The Supreme Court on Thursday allowed Britain’s Vodafone to initiate a second arbitration process under an India-UK investment pact over a long-running $2 billion-plus tax dispute with New Delhi.
A two-judge panel of the top court said a second arbitration tribunal may be set up and its proceedings can begin after a regional court formally lifts a stay order on the move. The Delhi High Court is expected to rule on the case in January.
Vodafone has already initiated an arbitration process over the matter under India’s investment pact with the Netherlands.
Vodafone, the world’s second-largest mobile operator, entered India in 2007 by acquiring Hutchison Whampoa’s wireless assets. It is contesting a tax bill of more than $2 billion relating to that acquisition.
India’s Supreme Court ruled in 2012 that Vodafone was not liable to pay any tax over the transaction. But the federal government changed laws, allowing it to make retroactive tax claims on completed deals, a move that drew criticism from business groups.

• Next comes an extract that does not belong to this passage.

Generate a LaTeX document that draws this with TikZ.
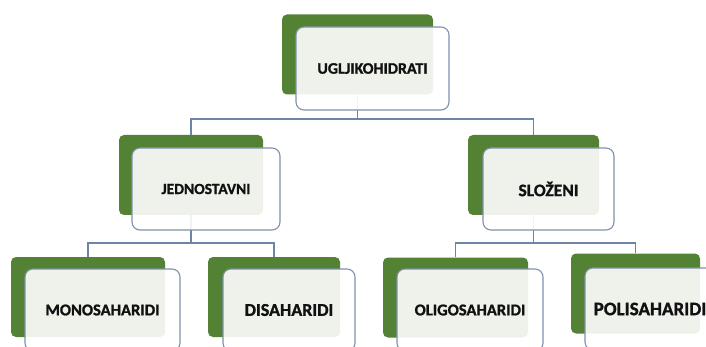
\documentclass[tikz,border=0pt]{standalone}
\usepackage{fontspec}
\setmainfont{Carlito}
\newfontfamily\boxfont{Carlito}[BoldFeatures={FakeBold=1.2}]
\usetikzlibrary{positioning}
\definecolor{leafgreen}{HTML}{548235}
\definecolor{boxline}{HTML}{7F91AB}
\definecolor{linkline}{HTML}{6E84A4}
\definecolor{inktext}{HTML}{111111}

\begin{document}
\begin{tikzpicture}[
    x=1pt, y=-1pt,
    back/.style={
        rectangle,
        rounded corners=5pt,
        fill=leafgreen,
        minimum height=80pt
    },
    front/.style={
        rectangle,
        rounded corners=8pt,
        draw=boxline,
        line width=1.1pt,
        fill=white,
        fill opacity=0.9,
        text opacity=1,
        text=inktext,
        align=center,
        minimum height=82pt,
        font=\boxfont\bfseries\fontsize{16}{19}\selectfont
    },
    link/.style={draw=linkline, line width=1.1pt}
]
\useasboundingbox (0,0) rectangle (706,347);
\clip (0,0) rectangle (706,347);

% connectors
\coordinate (topbar) at (0,119);
\coordinate (leftbar) at (0,243);
\coordinate (rightbar) at (0,243);

% green backs
\node[back, minimum width=151pt] (ugljikB) at (357.5,54.5) {};
\node[back, minimum width=144pt] (jednB) at (191,175) {};
\node[back, minimum width=131pt] (slozB) at (533.5,175) {};
\node[back, minimum width=154pt] (monoB) at (88,297) {};
\node[back, minimum width=132pt] (disaB) at (274,297) {};
\node[back, minimum width=145pt] (oligoB) at (455.5,297.5) {};
\node[back, minimum width=129pt] (poliB) at (635.5,293.5) {};

\draw[link] (ugljikB.south) -- (ugljikB.south |- topbar) -| (jednB.north);
\draw[link] (ugljikB.south |- topbar) -| (slozB.north);
\draw[link] (jednB.south) -- (jednB.south |- leftbar) -| (monoB.north);
\draw[link] (jednB.south |- leftbar) -| (disaB.north);
\draw[link] (slozB.south) -- (slozB.south |- rightbar) -| (oligoB.north);
\draw[link] (slozB.south |- rightbar) -| (poliB.north);

% white fronts
\node[front, minimum width=153pt, minimum height=83pt] (ugljik) at (372.5,68.5) {UGLJIKOHIDRATI};
\node[front, minimum width=148pt, font=\boxfont\bfseries\fontsize{15.5}{18}\selectfont] (jedn) at (206,189) {JEDNOSTAVNI};
\node[front, minimum width=131pt, font=\boxfont\bfseries\fontsize{17.5}{20}\selectfont] (sloz) at (548.5,189) {SLOŽENI};
\node[front, minimum width=155pt, font=\boxfont\bfseries\fontsize{16.5}{19}\selectfont] (mono) at (102.5,310) {MONOSAHARIDI};
\node[front, minimum width=132pt, font=\boxfont\bfseries\fontsize{18}{21}\selectfont] (disa) at (289,310) {DISAHARIDI};
\node[front, minimum width=146pt, font=\boxfont\bfseries\fontsize{16.5}{19}\selectfont] (oligo) at (470,310) {OLIGOSAHARIDI};
\node[front, minimum width=130pt, font=\boxfont\bfseries\fontsize{19}{22}\selectfont] (poli) at (650,309) {POLISAHARIDI};

\end{tikzpicture}
\end{document}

Vodafone, whose local unit is India’s second-largest mobile carrier, has repeatedly said it was not liable to pay any tax over the Hutchison acquisition.
Vodafone India is in the process of merging its operations with smaller rival Idea Cellular to potentially create the biggest Indian telecom carrier.
Earlier this year, Indian tax authorities issued a penalty order to a unit of CK Hutchison Holdings Ltd for not paying taxes on the 2007 transaction.